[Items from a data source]
** START **

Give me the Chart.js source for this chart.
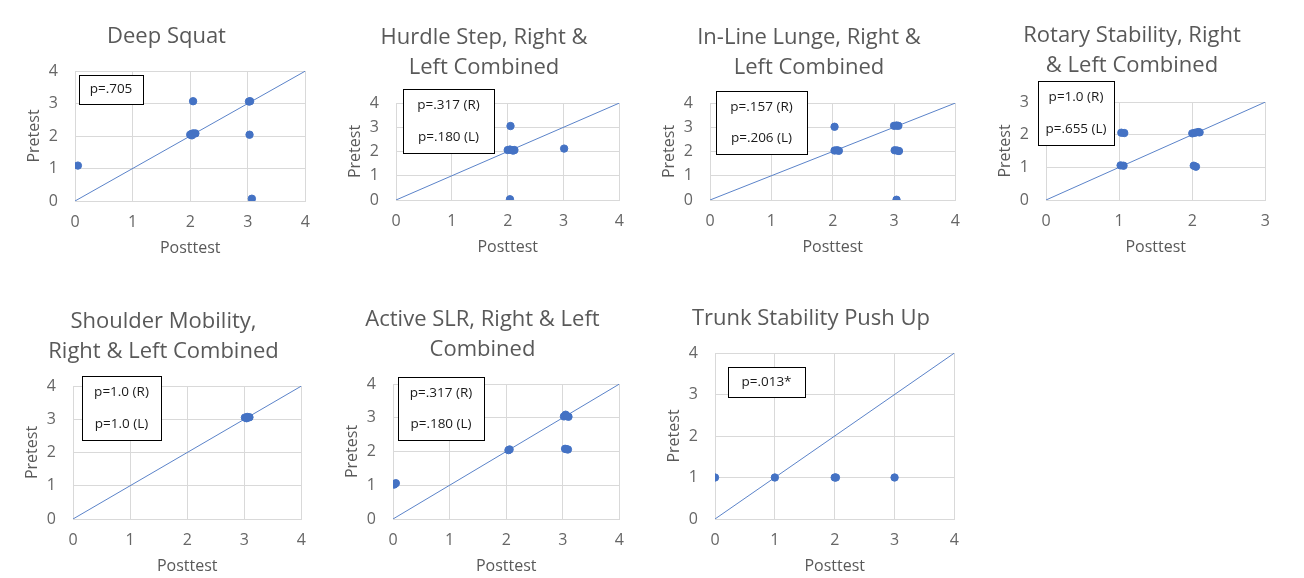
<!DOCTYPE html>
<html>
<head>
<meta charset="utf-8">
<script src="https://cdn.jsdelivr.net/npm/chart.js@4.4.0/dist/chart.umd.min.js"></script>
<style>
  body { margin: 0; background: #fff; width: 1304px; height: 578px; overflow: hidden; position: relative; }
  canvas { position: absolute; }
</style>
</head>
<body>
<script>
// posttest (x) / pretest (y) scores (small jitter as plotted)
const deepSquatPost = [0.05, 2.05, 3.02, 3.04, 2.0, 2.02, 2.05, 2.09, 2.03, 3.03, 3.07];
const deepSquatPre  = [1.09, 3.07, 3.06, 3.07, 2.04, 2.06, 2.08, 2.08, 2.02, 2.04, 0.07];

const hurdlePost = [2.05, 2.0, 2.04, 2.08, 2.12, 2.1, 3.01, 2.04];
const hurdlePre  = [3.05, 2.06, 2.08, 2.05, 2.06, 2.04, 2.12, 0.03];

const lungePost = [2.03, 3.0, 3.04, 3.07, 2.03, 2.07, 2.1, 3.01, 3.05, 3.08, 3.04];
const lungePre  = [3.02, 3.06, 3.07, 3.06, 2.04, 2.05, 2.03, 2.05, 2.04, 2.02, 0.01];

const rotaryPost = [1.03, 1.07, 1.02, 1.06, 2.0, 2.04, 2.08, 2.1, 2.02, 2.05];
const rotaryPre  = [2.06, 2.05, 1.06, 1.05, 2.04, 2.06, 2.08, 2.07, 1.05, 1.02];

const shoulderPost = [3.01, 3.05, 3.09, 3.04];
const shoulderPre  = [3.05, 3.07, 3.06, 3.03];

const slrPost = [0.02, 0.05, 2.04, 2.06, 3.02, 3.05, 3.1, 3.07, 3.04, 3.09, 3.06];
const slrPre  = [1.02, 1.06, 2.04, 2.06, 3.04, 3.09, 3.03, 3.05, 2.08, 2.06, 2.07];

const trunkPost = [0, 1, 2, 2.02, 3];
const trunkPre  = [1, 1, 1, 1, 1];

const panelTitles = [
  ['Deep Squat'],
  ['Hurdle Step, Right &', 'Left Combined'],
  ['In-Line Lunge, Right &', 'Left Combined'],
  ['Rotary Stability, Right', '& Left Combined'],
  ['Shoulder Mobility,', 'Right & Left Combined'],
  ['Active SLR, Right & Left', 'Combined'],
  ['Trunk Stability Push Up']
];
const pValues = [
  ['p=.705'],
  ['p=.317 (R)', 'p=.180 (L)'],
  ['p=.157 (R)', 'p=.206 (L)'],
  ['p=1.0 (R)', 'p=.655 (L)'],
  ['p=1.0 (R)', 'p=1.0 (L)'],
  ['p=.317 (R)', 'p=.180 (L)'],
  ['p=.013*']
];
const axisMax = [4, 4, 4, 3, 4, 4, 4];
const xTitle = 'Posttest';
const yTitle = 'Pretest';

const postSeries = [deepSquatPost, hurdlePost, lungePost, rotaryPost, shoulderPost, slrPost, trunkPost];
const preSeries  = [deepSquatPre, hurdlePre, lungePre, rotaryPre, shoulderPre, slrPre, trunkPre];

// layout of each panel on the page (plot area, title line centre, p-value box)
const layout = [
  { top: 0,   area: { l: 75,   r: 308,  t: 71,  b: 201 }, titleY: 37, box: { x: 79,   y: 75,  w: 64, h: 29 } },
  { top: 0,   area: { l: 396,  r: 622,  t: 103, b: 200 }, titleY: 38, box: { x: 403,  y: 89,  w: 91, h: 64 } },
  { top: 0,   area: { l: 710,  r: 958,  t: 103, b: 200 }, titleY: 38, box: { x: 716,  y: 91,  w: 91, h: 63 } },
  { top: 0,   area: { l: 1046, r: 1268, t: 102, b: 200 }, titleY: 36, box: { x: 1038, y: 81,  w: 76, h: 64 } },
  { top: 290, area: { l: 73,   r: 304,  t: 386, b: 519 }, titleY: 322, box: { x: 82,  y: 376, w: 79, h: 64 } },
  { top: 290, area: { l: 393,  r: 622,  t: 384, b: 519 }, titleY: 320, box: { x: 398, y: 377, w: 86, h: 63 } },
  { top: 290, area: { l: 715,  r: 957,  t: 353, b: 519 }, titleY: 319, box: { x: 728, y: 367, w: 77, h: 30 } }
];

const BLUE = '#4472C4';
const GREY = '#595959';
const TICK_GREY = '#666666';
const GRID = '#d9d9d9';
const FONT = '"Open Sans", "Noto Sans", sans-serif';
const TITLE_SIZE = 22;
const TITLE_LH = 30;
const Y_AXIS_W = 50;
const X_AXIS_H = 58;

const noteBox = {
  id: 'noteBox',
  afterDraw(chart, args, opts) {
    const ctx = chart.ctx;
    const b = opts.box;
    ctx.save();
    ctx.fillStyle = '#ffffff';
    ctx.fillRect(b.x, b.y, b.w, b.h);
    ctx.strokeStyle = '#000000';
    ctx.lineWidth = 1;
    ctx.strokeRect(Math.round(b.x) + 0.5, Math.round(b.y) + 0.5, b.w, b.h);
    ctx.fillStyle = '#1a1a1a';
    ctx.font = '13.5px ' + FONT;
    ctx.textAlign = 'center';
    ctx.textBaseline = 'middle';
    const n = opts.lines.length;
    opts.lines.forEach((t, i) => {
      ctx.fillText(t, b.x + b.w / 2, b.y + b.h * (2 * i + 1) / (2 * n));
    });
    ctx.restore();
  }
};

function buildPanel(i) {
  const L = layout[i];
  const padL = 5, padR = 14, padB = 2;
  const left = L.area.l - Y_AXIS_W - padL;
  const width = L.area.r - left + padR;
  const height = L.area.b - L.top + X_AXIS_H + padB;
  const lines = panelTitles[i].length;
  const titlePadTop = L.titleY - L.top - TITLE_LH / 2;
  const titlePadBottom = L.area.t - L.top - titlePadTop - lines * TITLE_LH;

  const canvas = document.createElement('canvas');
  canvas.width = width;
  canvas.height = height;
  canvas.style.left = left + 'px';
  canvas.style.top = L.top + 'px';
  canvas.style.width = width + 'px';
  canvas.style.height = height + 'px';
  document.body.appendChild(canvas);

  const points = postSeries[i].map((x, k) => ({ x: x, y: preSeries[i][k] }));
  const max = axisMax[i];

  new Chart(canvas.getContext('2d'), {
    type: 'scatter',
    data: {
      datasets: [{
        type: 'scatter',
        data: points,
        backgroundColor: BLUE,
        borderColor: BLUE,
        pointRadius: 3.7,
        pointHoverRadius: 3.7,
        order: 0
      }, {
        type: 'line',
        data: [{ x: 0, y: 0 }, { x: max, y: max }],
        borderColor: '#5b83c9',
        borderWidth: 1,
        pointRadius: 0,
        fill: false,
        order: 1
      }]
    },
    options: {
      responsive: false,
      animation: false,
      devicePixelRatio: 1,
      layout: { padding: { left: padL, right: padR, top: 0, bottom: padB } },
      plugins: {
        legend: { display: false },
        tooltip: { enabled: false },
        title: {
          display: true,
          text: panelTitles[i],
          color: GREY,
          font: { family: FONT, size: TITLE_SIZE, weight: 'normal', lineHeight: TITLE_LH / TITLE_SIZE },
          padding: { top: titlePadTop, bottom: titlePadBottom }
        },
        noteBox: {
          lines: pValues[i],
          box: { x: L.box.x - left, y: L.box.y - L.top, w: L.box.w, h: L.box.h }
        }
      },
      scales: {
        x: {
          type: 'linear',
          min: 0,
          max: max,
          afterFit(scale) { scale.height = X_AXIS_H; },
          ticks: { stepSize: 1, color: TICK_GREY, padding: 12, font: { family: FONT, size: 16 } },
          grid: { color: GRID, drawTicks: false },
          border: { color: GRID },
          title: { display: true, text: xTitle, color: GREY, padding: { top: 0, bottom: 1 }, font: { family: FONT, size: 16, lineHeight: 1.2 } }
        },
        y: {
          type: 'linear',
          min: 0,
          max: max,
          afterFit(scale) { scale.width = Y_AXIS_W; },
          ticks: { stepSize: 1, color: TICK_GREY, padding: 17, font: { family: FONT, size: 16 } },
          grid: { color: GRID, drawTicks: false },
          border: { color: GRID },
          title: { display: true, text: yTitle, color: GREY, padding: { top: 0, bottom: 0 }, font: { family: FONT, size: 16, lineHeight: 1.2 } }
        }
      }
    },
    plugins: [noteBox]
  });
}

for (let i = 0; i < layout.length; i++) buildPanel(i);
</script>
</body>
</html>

** END **
** START **

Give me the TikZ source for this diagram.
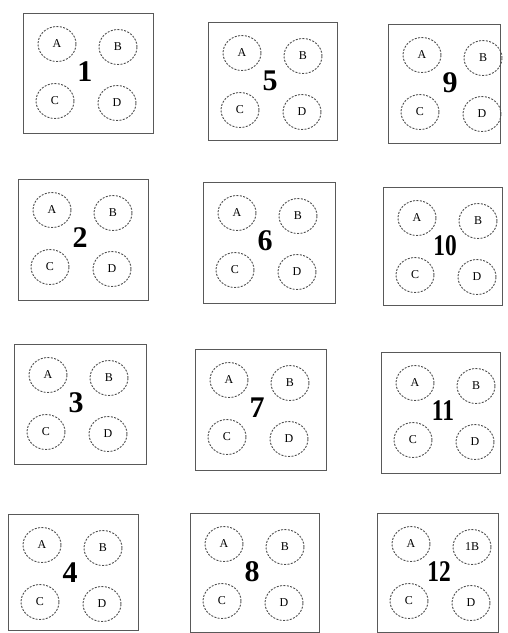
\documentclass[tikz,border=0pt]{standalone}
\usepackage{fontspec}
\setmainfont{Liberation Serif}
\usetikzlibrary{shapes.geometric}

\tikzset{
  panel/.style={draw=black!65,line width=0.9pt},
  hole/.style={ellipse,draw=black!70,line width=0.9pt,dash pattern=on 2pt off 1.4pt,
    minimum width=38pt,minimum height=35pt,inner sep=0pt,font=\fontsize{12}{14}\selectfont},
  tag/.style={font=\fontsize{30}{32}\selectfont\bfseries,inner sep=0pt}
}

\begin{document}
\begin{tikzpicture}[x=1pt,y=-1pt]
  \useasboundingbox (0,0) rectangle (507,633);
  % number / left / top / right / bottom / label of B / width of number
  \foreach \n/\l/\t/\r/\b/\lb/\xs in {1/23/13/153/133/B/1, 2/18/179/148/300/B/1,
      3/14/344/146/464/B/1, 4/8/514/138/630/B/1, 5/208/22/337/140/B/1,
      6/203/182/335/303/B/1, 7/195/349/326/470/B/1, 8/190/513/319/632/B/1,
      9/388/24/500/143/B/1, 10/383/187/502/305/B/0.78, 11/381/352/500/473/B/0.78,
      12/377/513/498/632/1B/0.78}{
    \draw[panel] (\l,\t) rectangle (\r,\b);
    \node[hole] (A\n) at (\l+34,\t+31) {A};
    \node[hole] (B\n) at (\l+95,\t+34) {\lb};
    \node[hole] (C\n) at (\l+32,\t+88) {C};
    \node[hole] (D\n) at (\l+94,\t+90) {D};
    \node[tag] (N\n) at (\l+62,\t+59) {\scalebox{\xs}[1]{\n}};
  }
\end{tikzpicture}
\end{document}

** END **

» Job
Take the lines above starting at the one containing "Give me the Chart.js source for this chart." and ending at the one containing "2.02, 2.04, 0.07];", and print them again exactly, without pictures.

» Answer below
Give me the Chart.js source for this chart.
<!DOCTYPE html>
<html>
<head>
<meta charset="utf-8">
<script src="https://cdn.jsdelivr.net/npm/chart.js@4.4.0/dist/chart.umd.min.js"></script>
<style>
  body { margin: 0; background: #fff; width: 1304px; height: 578px; overflow: hidden; position: relative; }
  canvas { position: absolute; }
</style>
</head>
<body>
<script>
// posttest (x) / pretest (y) scores (small jitter as plotted)
const deepSquatPost = [0.05, 2.05, 3.02, 3.04, 2.0, 2.02, 2.05, 2.09, 2.03, 3.03, 3.07];
const deepSquatPre  = [1.09, 3.07, 3.06, 3.07, 2.04, 2.06, 2.08, 2.08, 2.02, 2.04, 0.07];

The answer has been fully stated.